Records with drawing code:
---------------

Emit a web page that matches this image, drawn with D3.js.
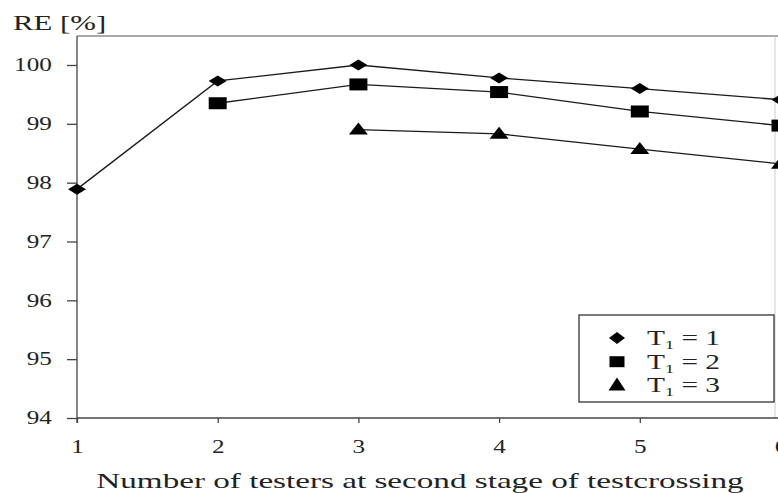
<!DOCTYPE html>
<html>
<head>
<meta charset="utf-8">
<script src="https://cdn.jsdelivr.net/npm/d3@7"></script>
<style>
  html, body { margin: 0; padding: 0; background: #fff; }
  svg { display: block; }
  text { font-family: "Liberation Serif", "DejaVu Serif", serif; fill: #222; }
</style>
</head>
<body>
<svg id="chart" width="778" height="493"></svg>
<script>
// ---- data ----
const testers = [1, 2, 3, 4, 5, 6];
const seriesNames = ["1", "2", "3"];
const reT1 = [97.89, 99.73, 100.0, 99.78, 99.60, 99.41];
const reT2 = [null, 99.35, 99.67, 99.54, 99.21, 98.97];
const reT3 = [null, null, 98.90, 98.83, 98.57, 98.32];
const yTicks = [94, 95, 96, 97, 98, 99, 100];
const xTicks = [1, 2, 3, 4, 5, 6];
const yLabel = "RE [%]";
const xLabel = "Number of testers at second stage of testcrossing";

const SX = 1.4; // horizontal stretch of the scanned figure text
const svg = d3.select("#chart");
const ink = "#1a1a1a";

const x = d3.scaleLinear().domain([1, 6]).range([77, 780.5]);
const y = d3.scaleLinear().domain([94, 100]).range([418, 65]);
const yTop = y.invert(36);

// frame
svg.append("line").attr("x1", x(1)).attr("x2", 778).attr("y1", y(yTop)).attr("y2", y(yTop))
  .attr("stroke", "#555").attr("stroke-width", 1.2);
svg.append("line").attr("x1", 775).attr("x2", 775).attr("y1", y(yTop)).attr("y2", y(94))
  .attr("stroke", "#ccc").attr("stroke-width", 1);

// axes
const yAxis = svg.append("g").attr("transform", `translate(${x(1)},0)`)
  .call(d3.axisLeft(y).tickValues(yTicks).tickFormat(d3.format("d")).tickSize(10).tickSizeOuter(0).tickPadding(8));
yAxis.select(".domain").attr("d", `M0,${y(yTop)}V${y(94) + 5}`);
yAxis.selectAll("line, path").attr("stroke", "#444").attr("stroke-width", 1.3);
yAxis.selectAll("text").attr("font-size", 18).attr("fill", ink)
  .attr("font-family", "Liberation Serif").attr("transform", `scale(${SX},1)`);

const xAxis = svg.append("g").attr("transform", `translate(0,${y(94)})`)
  .call(d3.axisBottom(x).tickValues(xTicks).tickFormat(d3.format("d")).tickSize(5).tickSizeOuter(0).tickPadding(17));
xAxis.select(".domain").attr("d", `M${x(1)},0H778`);
xAxis.selectAll("line, path").attr("stroke", "#444").attr("stroke-width", 1.3);
xAxis.selectAll("text").attr("font-size", 18).attr("fill", ink)
  .attr("font-family", "Liberation Serif").attr("transform", `scale(${SX},1)`);

// titles
svg.append("text").attr("transform", `translate(13,30) scale(${SX},1)`)
  .attr("font-size", 22).attr("fill", ink).text(yLabel);
svg.append("text").attr("transform", `translate(420,488) scale(1.58,1)`)
  .attr("text-anchor", "middle").attr("font-size", 21).attr("fill", ink).text(xLabel);

// marker shapes
const shapes = {
  diamond: (w, h) => `M0,${-h/2}L${w/2},0L0,${h/2}L${-w/2},0Z`,
  square: (w, h) => `M${-w/2},${-h/2}H${w/2}V${h/2}H${-w/2}Z`,
  triangle: (w, h) => `M0,${-h*0.6}L${w/2},${h*0.4}L${-w/2},${h*0.4}Z`
};
const series = [
  { name: seriesNames[0], values: reT1, shape: "diamond", w: 18, h: 11 },
  { name: seriesNames[1], values: reT2, shape: "square", w: 18, h: 12 },
  { name: seriesNames[2], values: reT3, shape: "triangle", w: 19, h: 12 }
];

const line = d3.line().defined(d => d.v != null).x(d => x(d.t)).y(d => y(d.v));
series.forEach(s => {
  const pts = testers.map((t, i) => ({ t, v: s.values[i] })).filter(d => d.v != null);
  svg.append("path").datum(pts).attr("d", line)
    .attr("fill", "none").attr("stroke", ink).attr("stroke-width", 1.3);
  svg.append("g").selectAll("path").data(pts).join("path")
    .attr("transform", d => `translate(${x(d.t)},${y(d.v)})`)
    .attr("d", shapes[s.shape](s.w, s.h)).attr("fill", "#000");
});

// legend
const lg = svg.append("g");
lg.append("rect").attr("x", 579).attr("y", 315).attr("width", 195).attr("height", 87)
  .attr("fill", "#fff").attr("stroke", "#333").attr("stroke-width", 1.3);
series.forEach((s, i) => {
  const cy = 338 + i * 23.7;
  lg.append("path").attr("transform", `translate(617,${cy})`)
    .attr("d", shapes[s.shape](s.shape === "square" ? 15 : s.w - 2, s.shape === "square" ? 11 : s.h + 1)).attr("fill", "#000");
  const t = lg.append("text").attr("transform", `translate(647,${cy + 7}) scale(${SX},1)`)
    .attr("font-size", 21).attr("fill", ink);
  t.append("tspan").text("T");
  t.append("tspan").attr("font-size", 13).attr("dy", 4).text("1");
  t.append("tspan").attr("dy", -4).text(" = " + s.name);
});
</script>
</body>
</html>
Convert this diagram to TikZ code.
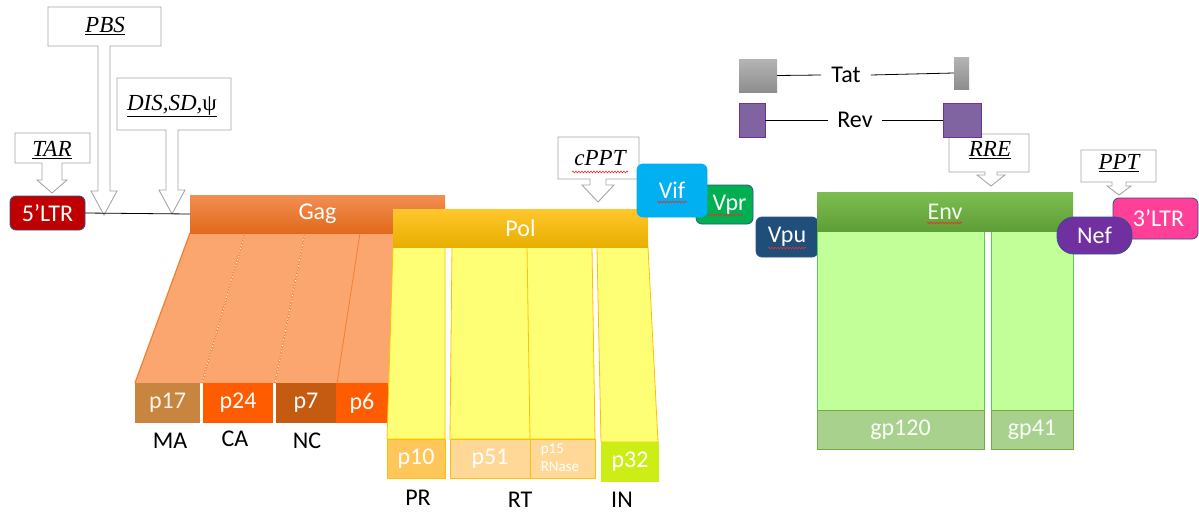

---------------

[PROBLEM TO WORK ON]: Leave images out of the retyped records; keep all else exact.

[EXERCISE ANSWER]:
Emit a web page that matches this image, drawn with D3.js.
<!DOCTYPE html>
<html>
<head>
<meta charset="utf-8">
<script src="https://cdn.jsdelivr.net/npm/d3@7"></script>
<style>
  html, body { margin: 0; padding: 0; background: #fff; }
  svg { display: block; }
  text { font-family: "Liberation Serif", "DejaVu Serif", serif; fill: #222; }
</style>
</head>
<body>
<svg id="chart" width="778" height="493"></svg>
<script>
// ---- data ----
const testers = [1, 2, 3, 4, 5, 6];
const seriesNames = ["1", "2", "3"];
const reT1 = [97.89, 99.73, 100.0, 99.78, 99.60, 99.41];
const reT2 = [null, 99.35, 99.67, 99.54, 99.21, 98.97];
const reT3 = [null, null, 98.90, 98.83, 98.57, 98.32];
const yTicks = [94, 95, 96, 97, 98, 99, 100];
const xTicks = [1, 2, 3, 4, 5, 6];
const yLabel = "RE [%]";
const xLabel = "Number of testers at second stage of testcrossing";

const SX = 1.4; // horizontal stretch of the scanned figure text
const svg = d3.select("#chart");
const ink = "#1a1a1a";

const x = d3.scaleLinear().domain([1, 6]).range([77, 780.5]);
const y = d3.scaleLinear().domain([94, 100]).range([418, 65]);
const yTop = y.invert(36);

// frame
svg.append("line").attr("x1", x(1)).attr("x2", 778).attr("y1", y(yTop)).attr("y2", y(yTop))
  .attr("stroke", "#555").attr("stroke-width", 1.2);
svg.append("line").attr("x1", 775).attr("x2", 775).attr("y1", y(yTop)).attr("y2", y(94))
  .attr("stroke", "#ccc").attr("stroke-width", 1);

// axes
const yAxis = svg.append("g").attr("transform", `translate(${x(1)},0)`)
  .call(d3.axisLeft(y).tickValues(yTicks).tickFormat(d3.format("d")).tickSize(10).tickSizeOuter(0).tickPadding(8));
yAxis.select(".domain").attr("d", `M0,${y(yTop)}V${y(94) + 5}`);
yAxis.selectAll("line, path").attr("stroke", "#444").attr("stroke-width", 1.3);
yAxis.selectAll("text").attr("font-size", 18).attr("fill", ink)
  .attr("font-family", "Liberation Serif").attr("transform", `scale(${SX},1)`);

const xAxis = svg.append("g").attr("transform", `translate(0,${y(94)})`)
  .call(d3.axisBottom(x).tickValues(xTicks).tickFormat(d3.format("d")).tickSize(5).tickSizeOuter(0).tickPadding(17));
xAxis.select(".domain").attr("d", `M${x(1)},0H778`);
xAxis.selectAll("line, path").attr("stroke", "#444").attr("stroke-width", 1.3);
xAxis.selectAll("text").attr("font-size", 18).attr("fill", ink)
  .attr("font-family", "Liberation Serif").attr("transform", `scale(${SX},1)`);

// titles
svg.append("text").attr("transform", `translate(13,30) scale(${SX},1)`)
  .attr("font-size", 22).attr("fill", ink).text(yLabel);
svg.append("text").attr("transform", `translate(420,488) scale(1.58,1)`)
  .attr("text-anchor", "middle").attr("font-size", 21).attr("fill", ink).text(xLabel);

// marker shapes
const shapes = {
  diamond: (w, h) => `M0,${-h/2}L${w/2},0L0,${h/2}L${-w/2},0Z`,
  square: (w, h) => `M${-w/2},${-h/2}H${w/2}V${h/2}H${-w/2}Z`,
  triangle: (w, h) => `M0,${-h*0.6}L${w/2},${h*0.4}L${-w/2},${h*0.4}Z`
};
const series = [
  { name: seriesNames[0], values: reT1, shape: "diamond", w: 18, h: 11 },
  { name: seriesNames[1], values: reT2, shape: "square", w: 18, h: 12 },
  { name: seriesNames[2], values: reT3, shape: "triangle", w: 19, h: 12 }
];

const line = d3.line().defined(d => d.v != null).x(d => x(d.t)).y(d => y(d.v));
series.forEach(s => {
  const pts = testers.map((t, i) => ({ t, v: s.values[i] })).filter(d => d.v != null);
  svg.append("path").datum(pts).attr("d", line)
    .attr("fill", "none").attr("stroke", ink).attr("stroke-width", 1.3);
  svg.append("g").selectAll("path").data(pts).join("path")
    .attr("transform", d => `translate(${x(d.t)},${y(d.v)})`)
    .attr("d", shapes[s.shape](s.w, s.h)).attr("fill", "#000");
});

// legend
const lg = svg.append("g");
lg.append("rect").attr("x", 579).attr("y", 315).attr("width", 195).attr("height", 87)
  .attr("fill", "#fff").attr("stroke", "#333").attr("stroke-width", 1.3);
series.forEach((s, i) => {
  const cy = 338 + i * 23.7;
  lg.append("path").attr("transform", `translate(617,${cy})`)
    .attr("d", shapes[s.shape](s.shape === "square" ? 15 : s.w - 2, s.shape === "square" ? 11 : s.h + 1)).attr("fill", "#000");
  const t = lg.append("text").attr("transform", `translate(647,${cy + 7}) scale(${SX},1)`)
    .attr("font-size", 21).attr("fill", ink);
  t.append("tspan").text("T");
  t.append("tspan").attr("font-size", 13).attr("dy", 4).text("1");
  t.append("tspan").attr("dy", -4).text(" = " + s.name);
});
</script>
</body>
</html>
Convert this diagram to TikZ code.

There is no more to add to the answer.